Valentino non sembra troppo convinto, ma si fida e sale nuovamente in bici. Una, due, tre pedalate molto più calibrate, non più frenetiche come prima, curva, riesce a mantenere l’equilibrio, non corre, altre pedalate controllate, curva e ricurva nuovamente, lo fa altre due volte, poi si ferma, appoggiando il piedino sul bordo del muretto di cinta che divide i giardini del palazzo dal cortile d’asfalto.
«Bravo! Hai capito adesso?», dice il nonno con aria soddisfatta.
«Credo di sì!», e, mentre il piccolo si prepara per un nuovo giro, due uomini con tute da metalmeccanici a dir poco sporche di grasso, sopraggiungono dal piazzale retrostante il palazzo.
«Ciao Valentino! Don Carlo, noi abbiamo finito, torniamo in fabbrica?».
«Sì, certo, sono appena le quattro»

risponde loro Don Carlo, il nonno. Gli operai salgono su di un camioncino un po’ datato, si apre un grande cancello e, salutando con un colpo di clacson, si dirigono fuori dal cortile.
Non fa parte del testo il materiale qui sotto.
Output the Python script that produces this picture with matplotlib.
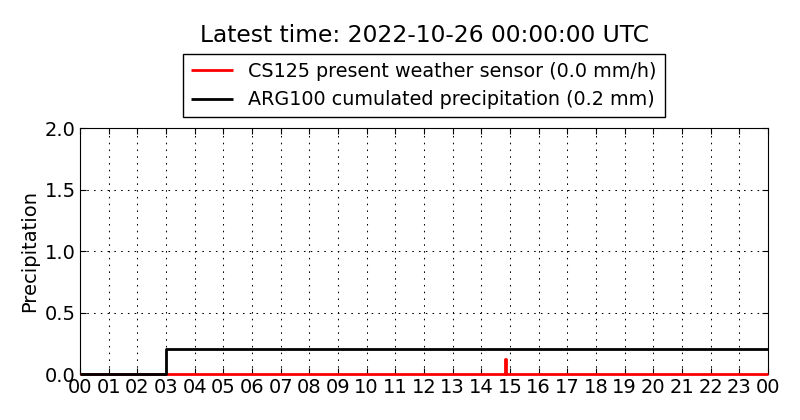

«Ci vediamo più tardi, sali da mamma, hai le gambe e le braccia graffiate, io devo andare adesso. Sei stato bravo! Le cadute di oggi le ricorderai, ti aiuteranno!».

Così si allontana Don Carlo, dopo aver appoggiato la sua mano, priva di due dita, sulla testa del piccolo per salutarlo e scomparire dietro il palazzo. Valentino lo guarda andar via, con la sua bicicletta tra le mani. Ha un’aria riflessiva, i capelli scompigliati, le braccia e le gambe graffiate e appena sanguinanti. E’ fermo e sembra essere in attesa di qualcosa ancora. Ed ecco una Porsche 928 color visone uscire dal retro del palazzo, passa piano davanti al bambino: è Don Carlo. Un colpo di clacson e via, fuori dal cancello in una progressiva accelerazione. Valentino rimane per qualche istante lì, fermo, come se avesse visto una mucca volare e, con la sua bici, pian piano, portandola a mano, attraversa il giardino di casa, entra nel portone insieme alla bicicletta e svanisce nel lungo corridoio che lo conduce alle scale.
Ritorno in me, come se mi fossi destato da un sogno durato pochi minuti. Una piacevole sensazione. Nella sua semplicità ed inesperienza, quel bambino mi ha ricordato quanto sia importante coltivare le proprie passioni, ma con intelligenza. Ha saputo recepire il consiglio del nonno, rinunciando in un primo momento al piacere di andar forte, alla velocità, al suo essere impulsivo per un bene maggiore: la padronanza di sé, l’autocontrollo, l’equilibrio. Forse, è proprio questo il segreto di una vita serena, l’equilibrio, un po’ come fanno i bambini quando imparano ad andare in bicicletta senza rotelle, non rinunciano al piacere del pedalare, ma riescono a trovare il giusto equilibrio per potersi muovere e, grazie a questo, pedalano attimi di felicità.
Personalmente, la ricerca della stabilità a qualsiasi costo, intesa come “bene supremo” a cui ambire, a discapito anche dei propri desideri, mi rende una persona decisamente più triste. Al tempo stesso, è futile immaginare un’esistenza alla ricerca della pietra filosofale, o semplicemente divenire simile a bandiera senz’asta sbattuta dal vento delle passioni. Affascinante sotto certi aspetti, ma priva di equilibrio come prospettiva. Credo che dentro ognuno di noi ci siano uno o più semi, i quali per poter dar frutto a suo tempo debbono poter essere coltivati, curati, attesi. I semi dei nostri talenti, se soltanto avessimo il coraggio di riconoscerli e assecondarli, coniugare cuore e mente, passione ed equilibrio, così come quando si tolgono le rotelle alle bici.